Carp eventually recovers his footing, of sorts, but the book ends with his mother escaping from her long domestic bondage to Paris (‘I’m going to be sick’), Carp reluctantly married to Ezekiel’s repulsive sister Tact (‘I’m giving you a minute in which to decide’) and a redeemed Stool a man-about-town with chambers at the Albany. It is a sublime, constantly surprising comic delight, and yet remains mainly unknown today. It would probably be entirely forgotten were it not for Anthony Burgess, who championed the novel in the Sixties, and also for the eventual revelation of the anonymous author. It transpired that the book was written by Henry Howard Bashford, a distinguished doctor who eventually became Honorary Physician to George VI, and whose other works included the no doubt rib-tickling Vagabonds in Périgord and Doctors in Shirt Sleeves.
Augustus Carp remains his masterpiece. I first read it, appropriately enough, on the train to Windsor, and I can seldom remember having been overcome with such giddy hilarity. Page after page, written in the same knowingly solemn, ostensibly humourless style, contains some of the best comic writing of the twentieth century. At one point, Carp’s father, now the sidesman at St James-the-Least-of-All, has been angered by the gift of what he perceives as a brazen image, and begins his denunciation of those who presented it to the church. His ferocity even staggers his son:
‘Beginning, as I have said, in a low voice, yet one that was crystal clear in its penetrating capacity, for the first five minutes or so my father refused to allow himself the adventitious aid of a single gesture. It was the gathering of the storm, as it were, the marshalling of the hosts of heaven, composed but relentless, above the brazen image. Then he paused for a moment, indicating the aspidistra that stood upon a tripod in the corner of the room.

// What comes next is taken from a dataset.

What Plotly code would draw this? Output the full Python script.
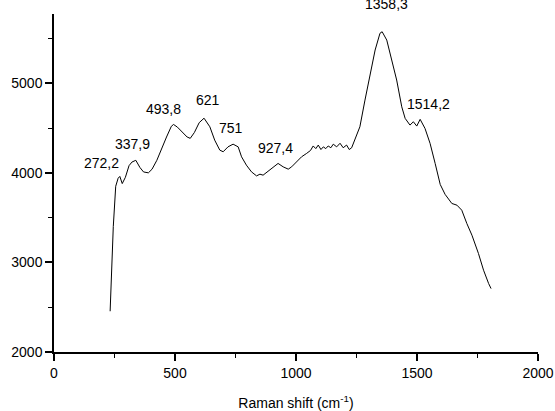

`Now, say that’s the bird’ he said, and suddenly, like a flash of lightning, his right index finger was quivering upon the air. Involuntarily I leapt round and stared at the aspidistra, and then like the deafening down-burst of a tornado, my father expanded his chest, threw back his head, and opened the full flood-gates of his passion. Pallid and cowering, I crept behind the armchair, while syllable after syllable rent the night, and the delirious harmonium leapt and crashed down again beneath the palpitant thunder of his blows. Then almost as suddenly he stopped.’

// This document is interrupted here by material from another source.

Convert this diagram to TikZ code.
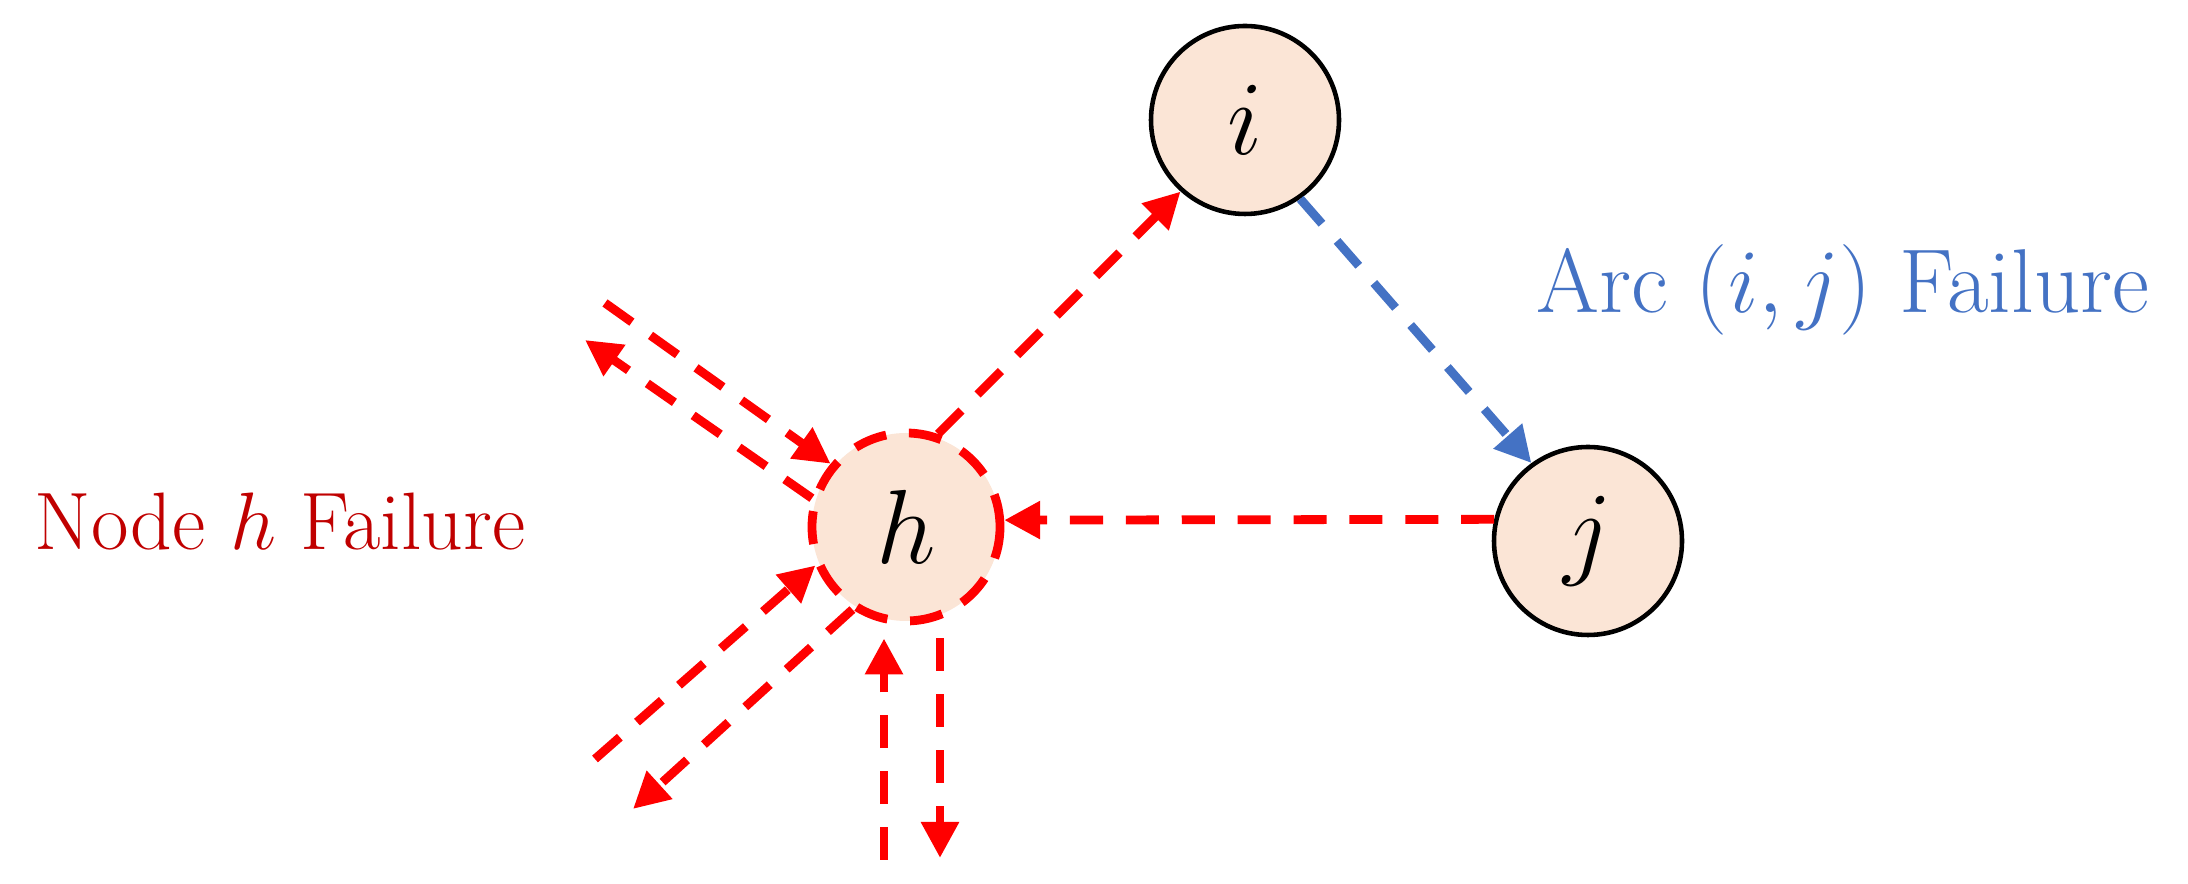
\RequirePackage{fix-cm}
\documentclass[tikz,border=0pt]{standalone}
\usepackage{tikz}
\usepackage{xcolor}
\usetikzlibrary{arrows.meta}
\definecolor{nodefill}{HTML}{FBE5D6}
\definecolor{failred}{HTML}{FF0000}
\definecolor{textred}{HTML}{C00000}
\definecolor{arcblue}{HTML}{4472C4}

\begin{document}
\begin{tikzpicture}[
    vertex/.style={circle, draw=black, line width=1.3pt, fill=nodefill,
      minimum size=1.88cm, inner sep=0pt, font=\fontsize{30}{34}\selectfont},
    failvertex/.style={vertex, draw=failred, line width=2.5pt,
      dash pattern=on 9.4pt off 6.5pt},
    redarc/.style={draw=failred, line width=2.5pt, dash pattern=on 9.4pt off 6.5pt,
      -{Triangle[length=0.36cm,width=0.36cm]}},
    bluearc/.style={redarc, draw=arcblue}]
      \useasboundingbox (0,0) rectangle (21.88,8.84);
      % Nodes
      \node[failvertex] (h) at (9.06,3.57) {$h$};
      \node[vertex] (i) at (12.45,7.64) {$i$};
      \node[vertex] (j) at (15.88,3.43) {$j$};
      % Labels
      \node[text=textred, font=\fontsize{23.2}{27}\selectfont, anchor=base] (hfail) at (2.80,3.34) {Node $h$ Failure};
      \node[text=arcblue, font=\fontsize{25.8}{30}\selectfont, anchor=base] (ijfail) at (18.43,5.71) {Arc $(i,j)$ Failure};
      % Free ends around h
      \coordinate (ulin) at (6.05,5.81);
      \coordinate (ulout) at (5.85,5.44);
      \coordinate (llin) at (5.95,1.25);
      \coordinate (llout) at (6.33,0.75);
      \coordinate (bin) at (8.84,0.24);
      \coordinate (bout) at (9.40,0.26);
      % Arcs
      \draw[redarc] (h.71) -- (i.228);
      \draw[bluearc] (i.305) -- (j.126);
      \draw[redarc] (j.167) -- (h.4);
      % Arcs at the failed node
      \draw[redarc] (ulin) -- (h.140);
      \draw[redarc] (h.163) -- (ulout);
      \draw[redarc] (llin) -- (h.203);
      \draw[redarc] (h.237) -- (llout);
      \draw[redarc, shorten >=0.13cm] (bin) -- (bin |- h.south);
      \draw[redarc, shorten <=0.13cm] (bout |- h.south) -- (bout);
    \end{tikzpicture}
\end{document}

And then, when a visitor appears and politely regrets having missed the spectacle, he does it once again. To read Augustus Carp is to come across the bastard relative of Diary of a Nobody and A Confederacy of Dunces, and like those two comic masterpieces, it is embarrassingly, hilariously entertaining. (Even the chapter headings are brilliant.) I envy anyone reading it for the first time, for they are in for a sublime treat.